The leader of Georgia's ruling party said yesterday the ex-Soviet nation will hold the next parliamentary election based entirely on a proportionate system, fulfilling a key demand of anti-government protesters.
Speaking at a news conference following four days of rallies, the founder of the ruling Georgian Dream party, Bidzina Ivanishvili, announced "large-scale political reform." There will also be no threshold for parties to enter parliament, Ivanishvili said. "We will have a parliament where all the existing political actors will be represented."
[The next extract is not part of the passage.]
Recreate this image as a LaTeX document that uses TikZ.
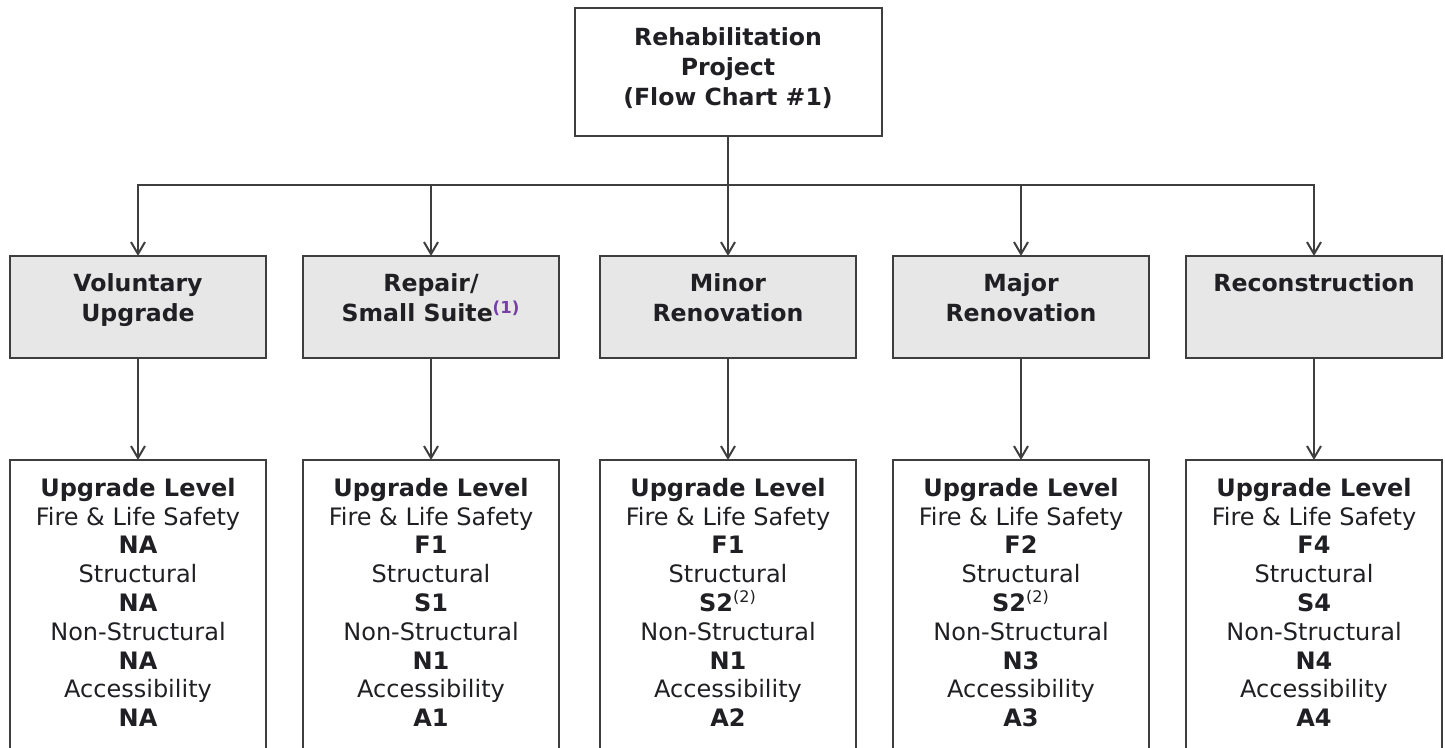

The protests, which erupted on Thursday, have seen thousands take to the streets of Tbilisi on consecutive nights and clashes with police firing tear gas and rubber bullets. It was unclear whether the announcement would be enough to mollify protesters, who were also demanding a snap vote and the resignation of Interior Minister Giorgi Gakharia. Throngs of demonstrators tried to storm parliament, angered by a Russian lawmaker taking the speaker's seat during an international meeting of lawmakers. The protest reflected simmering anger against Russia, which routed Georgia in a 2008 war and maintains a military presence in Georgia's two breakaway provinces of Abkhazia and South Ossetia. Russian influence in Georgia remains a politically sensitive subject, with the opposition accusing the ruling Georgian Dream party, which backed Zurabishvili for the presidency late last year, of being too meek when it comes to confronting Moscow. The two countries broke off diplomatic relations after the war but steps have been made in recent years to restore ties, including Georgia scrapping visitor visas for Russians and Russia lifting a ban on Georgian wine imports.